Which algorithm is faster to sort these number pairs?

Question

I wrote two solutions in python.. It is supposed to take a list of numbers and sort the ones that add up to a sum, both these return the same pairs, but which one is more efficient? I'm not sure if using python's count method does more work behind the scene making the second one longer

numbers =  [1, 2, 4, 4, 4, 4, 5, 7, 7, 8, 8, 8, 9]

match = []
for i in range(len(numbers)):
    for j in range(len(numbers)):
        if (i!=j):
            if(numbers[i] + numbers[j] == sum):
                match.append([numbers[i], numbers[j]])


match2 = []

for i in range(len(numbers)):
    counterPart = abs(numbers[i] - sum)

    numberOfCounterParts = numbers.count(counterPart)

    if(numberOfCounterParts >= 1):
        if(counterPart == numbers[i]):
            for j in range(numbers.count(counterPart)-1):
                match2.append([numbers[i], counterPart])
        else:
            for j in range(numbers.count(counterPart)):
                match2.append([numbers[i], counterPart])

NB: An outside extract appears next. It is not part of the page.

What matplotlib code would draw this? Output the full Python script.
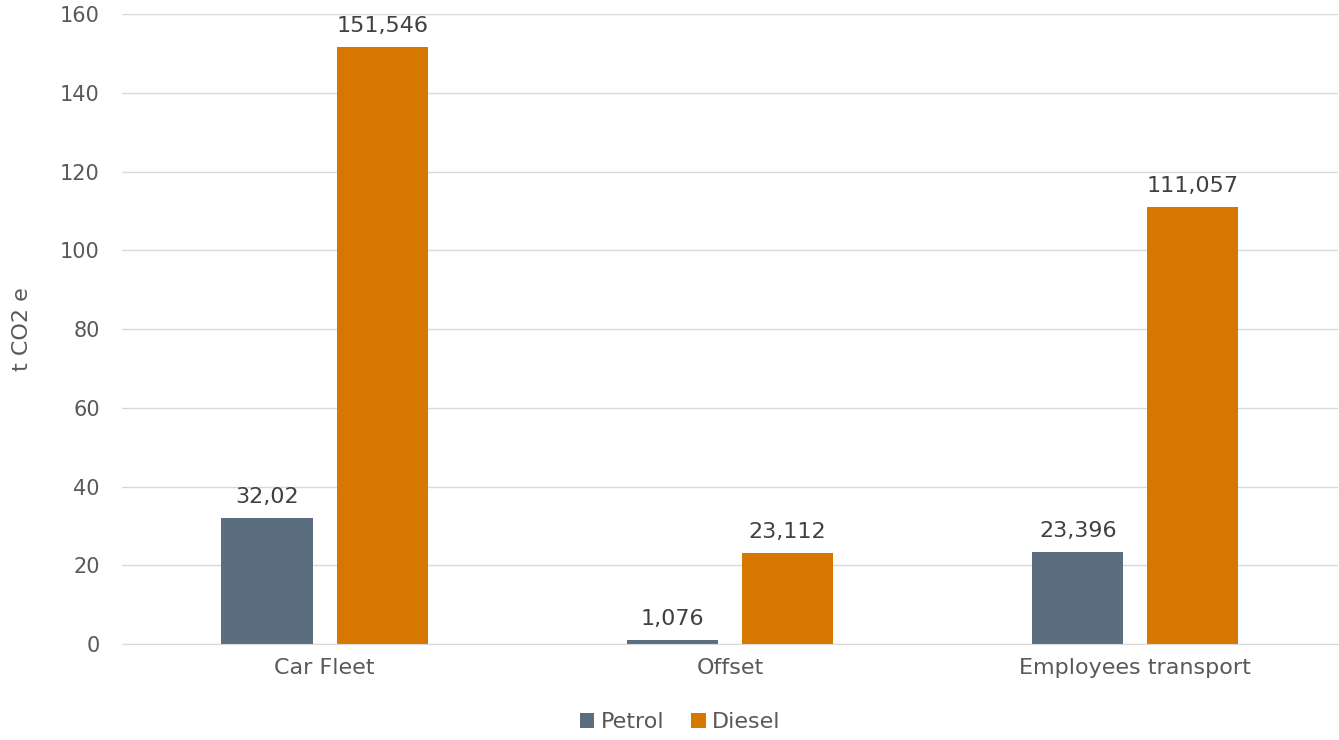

Is there an even better solution that I'm missing?

Answer 1

you can run test yourself using the timeit module:

t1 = timeit(setup='from __main__ import sort1, numbers',
            stmt='sort1(numbers)',
            number=1)
t2 = timeit(setup='from __main__ import sort2, numbers',
           stmt='sort2(numbers)',
           number=1)

print(t1)
print(t2)

also note that sum is a built-in and therefore not a good name for a variable...

there are way better algorithms for that! especially considering you have duplicates in your list.

---

here is a faster version that will only give you the matches but not the multiplicity of the matches:

def sum_target(lst, target):
    # make list unique
    unique_set = set(lst)
    unique_list = list(unique_set)

    remainders = {number: target-number for number in unique_list}
    print(remainders)

    match = set()
    for a, b in remainders.items():
        if a == b and lst.count(a) >= 2:
            match.add((a, b))
        else:
            if b in remainders:
                match.add(frozenset((a, b)))

    return match

Answer 2

It's almost always useful to measure complexity of your algorithms.

Both of your algorithms has O(N^2) complexity, so there are almost interchangeable in terms of performance.

You may improve your algorithm by keeping a mapping of value-index pairs. It will reduce complexity to O(N), basically you'll have one loop.

Answer 3

When comparing algorithms, you should compare their time complexities. Measuring the time is also a good idea, but heavily dependent on the input, which now is tiny.

---

The first algorithm takes:

O(N²)

because of the double for loop.

For the second algorithm, you should take into account that count() has a time complexity of O(N). You have on for loop, and in its body count() will be called twice, once after abs() and once in whichever body of the if-else statement you go into. As a result the time complexity is O(N) * 2 * O(N) = 2*O(N<sup>2</sup>), which yields:

O(N²)

That means that both algorithm have the same time complexity. As a result it now has meaning to measure the performance, by running many experiments and taking the average of the time measurements, with big enough input to reflect performance.

Answer 4

Yes there is better algorithm which can be used if you know lower_bound and upper_bound of the data. Counting Sort which takes O(N) time and space is not constant (which depends on the range of upper bound and lower bound).

Refer Counting Sort

PS: Counting Sort is not a comparison based sort algorithm.

Refer below sample code:

def counting_sort(numbers, k):
    counter = [0] * (k + 1)
    for i in numbers:
        counter[i] += 1

    ndx = 0
    for i in range(len(counter)):
        while 0 < counter[i]:
            numbers[ndx] = i
            ndx += 1
            counter[i] -= 1